(Entries with chart source code)
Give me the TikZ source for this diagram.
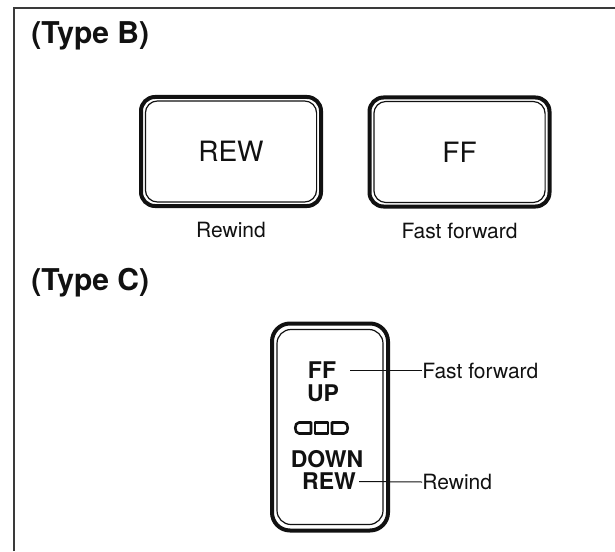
\documentclass[tikz,border=0pt]{standalone}
\usepackage{fontspec}
\setmainfont{TeX Gyre Heros}
\usetikzlibrary{positioning}
\definecolor{tinta}{HTML}{111111}
\definecolor{marco}{HTML}{3A3A3A}
\colorlet{colTexto}{tinta}
\colorlet{colMarco}{marco}
\tikzset{
  teclaBase/.style={
    draw=colTexto, line width=2pt, rounded corners=7pt,
    align=center, text=colTexto, inner sep=0pt
  },
  teclaB/.style={teclaBase, minimum width=90pt, minimum height=54.5pt,
    font=\fontsize{14}{16}\selectfont},
  teclaC/.style={teclaBase, minimum width=58pt, minimum height=103.5pt,
    rounded corners=9pt},
  bordeInterior/.style={draw=colTexto, line width=0.6pt, rounded corners=6pt},
  tituloTipo/.style={font=\bfseries\fontsize{15}{18}\selectfont, text=colTexto,
    anchor=west, inner sep=0pt},
  rotuloTecla/.style={font=\bfseries\fontsize{11.5}{13}\selectfont, text=colTexto,
    inner sep=0pt},
  etiqueta/.style={font=\fontsize{10.5}{12}\selectfont, text=colTexto, inner sep=0pt},
  lineaGuia/.style={draw=colTexto, line width=0.5pt},
  piloto/.style={draw=colTexto, line width=1.3pt, line join=round},
}
\begin{document}
\begin{tikzpicture}[x=0.5pt, y=-0.5pt]
    \useasboundingbox (0,0) rectangle (615,551);
    % marco de la figura
    \draw[colMarco, line width=0.8pt] (14,551) -- (14,8) -- (615,8);

    % (Type B)
    \node[tituloTipo] (tipoB) at (31,36) {(Type B)};
    \node[teclaB] (btnRew) at (231,151.5) {REW};
    \node[teclaB] (btnFf) at (459.5,152) {FF};
    \foreach \b in {btnRew, btnFf}
      \draw[bordeInterior] ([shift={(3.2pt,-3pt)}]\b.north west)
        rectangle ([shift={(-3.2pt,3pt)}]\b.south east);
    \node[etiqueta, below=7pt of btnRew] (lblRew) {Rewind};
    \node[etiqueta, below=7pt of btnFf] (lblFf) {Fast forward};

    % (Type C)
    \node[tituloTipo] (tipoC) at (31,283) {(Type C)};
    \node[teclaC] (balancin) at (330,427) {};
    \draw[bordeInterior, rounded corners=7pt]
      ([shift={(3.5pt,-4pt)}]balancin.north west)
      rectangle ([shift={(-3.5pt,4pt)}]balancin.south east);
    \node[rotuloTecla] (cFf) at (322,370.5) {FF};
    \node[rotuloTecla] (cUp) at (323,393) {UP};
    \node[rotuloTecla] (cDown) at (327,459) {DOWN};
    \node[rotuloTecla] (cRew) at (329,481.5) {REW};
    % pilotos
    \draw[piloto] (299,422.5) -- (311,422.5) -- (311,433.5) -- (299,433.5)
      .. controls (294,433.5) and (294,422.5) .. (299,422.5) -- cycle;
    \draw[piloto] (315,422.5) rectangle (328,433.5);
    \draw[piloto] (332,422.5) -- (344,422.5)
      .. controls (349,422.5) and (349,433.5) .. (344,433.5)
      -- (332,433.5) -- cycle;
    % rotulos con linea guia
    \node[etiqueta, anchor=west] (lblCFf) at (422,370.5) {Fast forward};
    \node[etiqueta, anchor=west] (lblCRew) at (422,482) {Rewind};
    \draw[lineaGuia] ([xshift=7pt]cFf.east) -- (lblCFf.west);
    \draw[lineaGuia] ([xshift=1.5pt]cRew.east) -- (lblCRew.west);
  \end{tikzpicture}
\end{document}
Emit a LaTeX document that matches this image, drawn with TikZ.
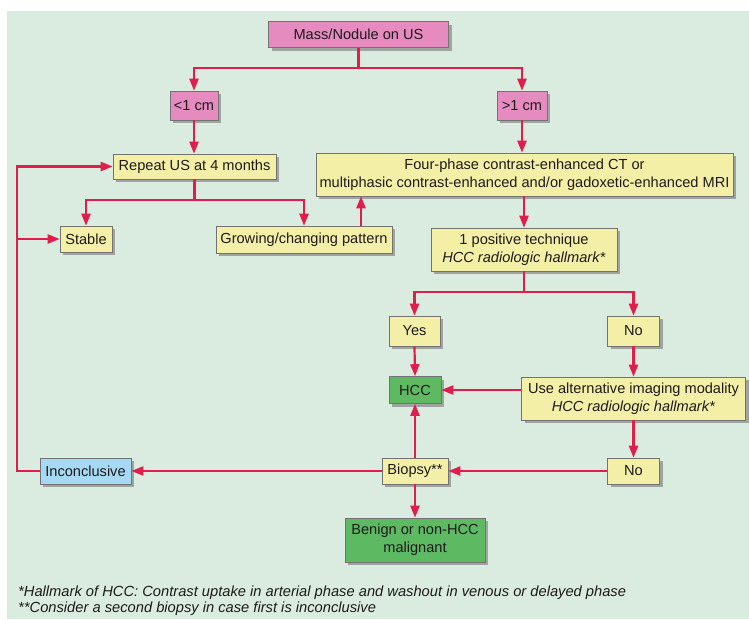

◆ **What the task requires**
Begin with the first line of the entries above and write out each line exactly, ending with the line containing "below=7pt of btnFf]". Leave out pictures.

◆ **Written response**
Give me the TikZ source for this diagram.
\documentclass[tikz,border=0pt]{standalone}
\usepackage{fontspec}
\setmainfont{TeX Gyre Heros}
\usetikzlibrary{positioning}
\definecolor{tinta}{HTML}{111111}
\definecolor{marco}{HTML}{3A3A3A}
\colorlet{colTexto}{tinta}
\colorlet{colMarco}{marco}
\tikzset{
  teclaBase/.style={
    draw=colTexto, line width=2pt, rounded corners=7pt,
    align=center, text=colTexto, inner sep=0pt
  },
  teclaB/.style={teclaBase, minimum width=90pt, minimum height=54.5pt,
    font=\fontsize{14}{16}\selectfont},
  teclaC/.style={teclaBase, minimum width=58pt, minimum height=103.5pt,
    rounded corners=9pt},
  bordeInterior/.style={draw=colTexto, line width=0.6pt, rounded corners=6pt},
  tituloTipo/.style={font=\bfseries\fontsize{15}{18}\selectfont, text=colTexto,
    anchor=west, inner sep=0pt},
  rotuloTecla/.style={font=\bfseries\fontsize{11.5}{13}\selectfont, text=colTexto,
    inner sep=0pt},
  etiqueta/.style={font=\fontsize{10.5}{12}\selectfont, text=colTexto, inner sep=0pt},
  lineaGuia/.style={draw=colTexto, line width=0.5pt},
  piloto/.style={draw=colTexto, line width=1.3pt, line join=round},
}
\begin{document}
\begin{tikzpicture}[x=0.5pt, y=-0.5pt]
    \useasboundingbox (0,0) rectangle (615,551);
    % marco de la figura
    \draw[colMarco, line width=0.8pt] (14,551) -- (14,8) -- (615,8);

    % (Type B)
    \node[tituloTipo] (tipoB) at (31,36) {(Type B)};
    \node[teclaB] (btnRew) at (231,151.5) {REW};
    \node[teclaB] (btnFf) at (459.5,152) {FF};
    \foreach \b in {btnRew, btnFf}
      \draw[bordeInterior] ([shift={(3.2pt,-3pt)}]\b.north west)
        rectangle ([shift={(-3.2pt,3pt)}]\b.south east);
    \node[etiqueta, below=7pt of btnRew] (lblRew) {Rewind};
    \node[etiqueta, below=7pt of btnFf] (lblFf) {Fast forward};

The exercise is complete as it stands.